2. Note that I said “Call the Paramedics,” Ladies. TIME IS OF THE ESSENCE! Do NOT try to drive yourself to the ER. You’re a hazard to others on the road, and so is your panicked husband/friend who will be speeding and looking anxiously at what’s happening with you instead of the road, and so are your kids or friends a hazard as well. As sure as I sit here, they will get the attention of a cop who will pull you over for speeding–more wasted time. Do NOT call your doctor — he doesn’t know where you live and if it’s at night you won’t reach him anyway, and if it’s daytime, his assistants (or answering service) will tell you to call the Paramedics. He doesn’t carry the equipment in his car that you need to be saved! The Paramedics do — principally OXYGEN that you need ASAP. Your Dr. will be notified later.
3. Don’t assume it couldn’t be a heart attack because you have a normal cholesterol count — I did, and do, too.
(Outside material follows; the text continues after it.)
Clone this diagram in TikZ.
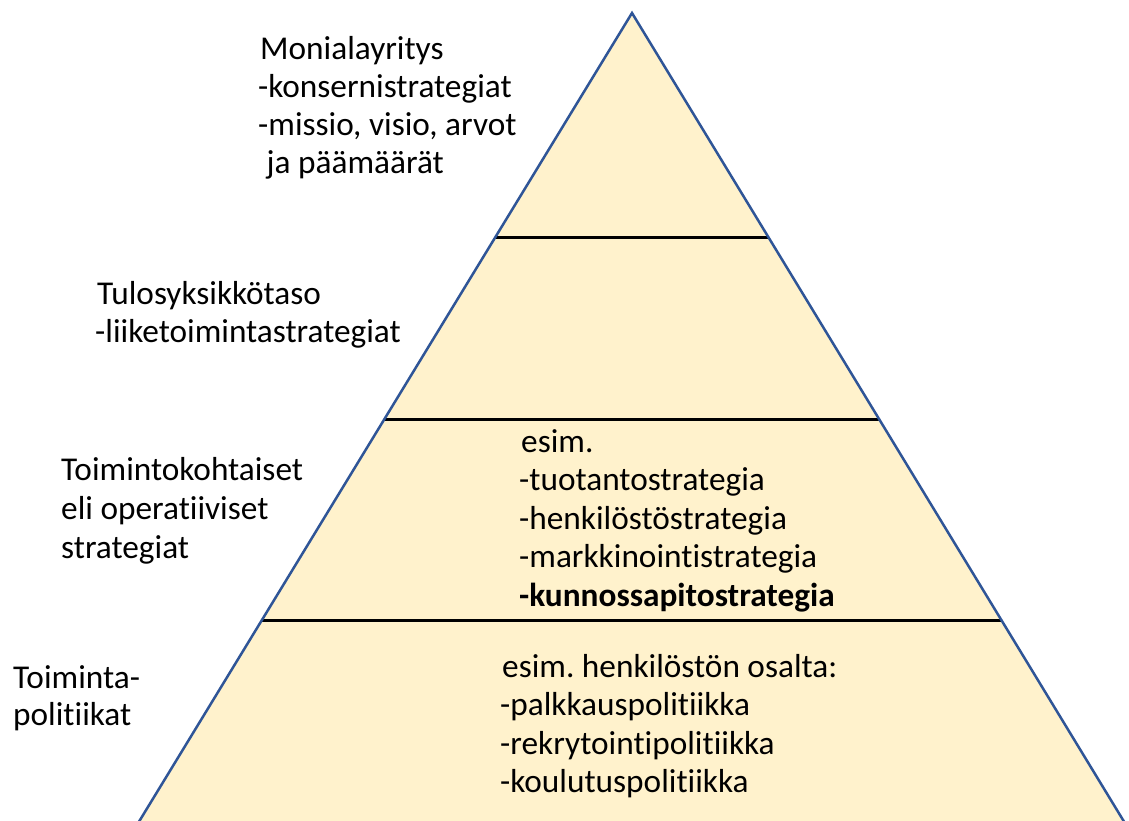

Research has discovered that a cholesterol elevated reading is rarely the cause of an MI (unless it’s unbelievably high, and/or accompanied by high blood pressure.) MI’s are usually caused by long-term stress and inflammation in the body, which dumps all sorts of deadly hormones into your system to sludge things up in there (and, of course, family genetics can be a factor. I qualify for the latter, and the years 2005 and 2006 have been the most stressful of my life since Jack died in 1981.)
A serious note about heart attacks: Women should know that not every heart attack symptom is going to be the left arm hurting. Be aware of intense pain in the jaw line, or even pressure there and under the sternum, or “indigestion” symptoms, especially if you haven’t eaten in several hours. You may never have the first chest pain during the course of a heart attack, but heaviness /pressure under the sternum is common. Nausea and intense sweating are also common symptoms, but not necessarily in the women. 60% of people who have heart attacks while they are asleep do not wake up.
Pain in the jaw can wake you from a sound sleep. Let’s be careful and be aware. The more we know, the better chance we could survive.